I think at 90 yards you need to use the short magnum arrow... :lol:

btw....good to see you guy's !!


----------



## Treehugnhuntr (Sep 7, 2007)

You too .45. It took us a while to get this going, We just wanted to make sure it was ideal. Still a little tweaking to do, but it feels like home.

How's the FFL team doin?


----------



## dkhntrdstn (Sep 7, 2007)

how hight do you hold at 150? :lol:


----------



## Riverrat77 (Sep 7, 2007)

3 inches lower than you would at 180.


----------



## Guest (Sep 7, 2007)

Treehugnhuntr said:


> How's the FFL team doin?


Honestly, I'm not sure. Kinda like opening a gift the night before...I don't want to ruin anything yet. And yours?


----------



## Treehugnhuntr (Sep 7, 2007)

I had Manning last night, he looked pretty good.

T


----------



## HOGAN (Sep 8, 2007)

I think you are high if you take a 90 yard archery shot! :shock:


----------



## Treehugnhuntr (Sep 7, 2007)

HOGAN said:


> I think you are high if you take a 90 yard archery shot! :shock:


I take 90 yard shots all the time.............at targets. (While wearing a mullet wig the last week or two.)


----------



## weatherby25 (Sep 10, 2007)

I dont get it.

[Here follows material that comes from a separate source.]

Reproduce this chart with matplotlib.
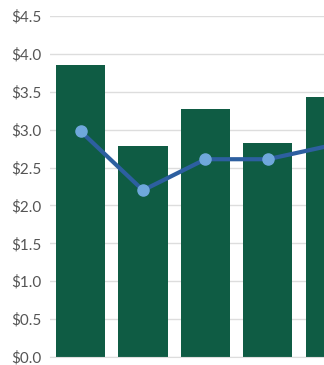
import matplotlib.pyplot as plt
import numpy as np
plt.rcParams["font.family"] = "Lato"

# Values (the fifth category is cut off at the right edge)
categories = ["A", "B", "C", "D", "E"]
bar_values = [3.85, 2.78, 3.27, 2.82, 3.43]
line_values = [2.98, 2.20, 2.61, 2.61, 2.79]
y_ticks = [0.0, 0.5, 1.0, 1.5, 2.0, 2.5, 3.0, 3.5, 4.0, 4.5]
y_labels = ["$%.1f" % v for v in y_ticks]

fig = plt.figure(figsize=(3.24, 3.65), dpi=100)
ax = fig.add_axes([50 / 324, 8 / 365, 274 / 324, 341 / 365])

x = np.arange(len(categories))
ax.bar(x, bar_values, width=0.79, color="#0F5C44", zorder=2)
ax.plot(x, line_values, color="#2D5FA0", linewidth=3, marker="o",
        markersize=8, markerfacecolor="#6FA8DC", markeredgecolor="#6FA8DC",
        zorder=3)

ax.set_ylim(0, 4.5)
ax.set_xlim(-0.49, 3.90)
ax.set_yticks(y_ticks)
ax.set_yticklabels(y_labels)
ax.set_xticks([])
ax.yaxis.grid(True, color="#dddddd", linewidth=1, zorder=0)
ax.set_axisbelow(True)
ax.tick_params(axis="y", length=0, pad=6, labelsize=11, labelcolor="#555555")
for side in ["top", "right", "left"]:
    ax.spines[side].set_visible(False)
ax.spines["bottom"].set_color("#dddddd")

fig.savefig("out.png", dpi=100)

I have a 90 yard pin on my sight so why is this a bad thing????


----------



## Riverrat77 (Sep 7, 2007)

On my bow.... I'd have to have two separate sights to even have a 90 yard pin.... :lol:


----------



## dkhntrdstn (Sep 7, 2007)

if you take a 90 yard shot you better be on some kind of crack.


----------



## Riverrat77 (Sep 7, 2007)

Whale tails are the only kind of crack I'm addicted to.... and I don't need 90 yards to get that fix.... YEAH BABY!!! :lol:


----------



## elk22hunter (Sep 7, 2007)

If you can't hit a vital at 90 yards then you have no right to shoot at 100 and you are a baby!! *()*


----------



## Riverrat77 (Sep 7, 2007)

elk22hunter said:


> If you can't hit a vital at 90 yards then you have no right to shoot at 100 and you are a baby!! *()*


I wouldn't even give myself the right to shoot at 60.... so by your reckoning... I'm still a fetus or something.... maybe even just a twinkle in the eye of the bowhunting gods. :lol:


----------



## fixed blade XC-3 (Sep 11, 2007)

Remember to use your 40 pin at 7 yrds. 8)


----------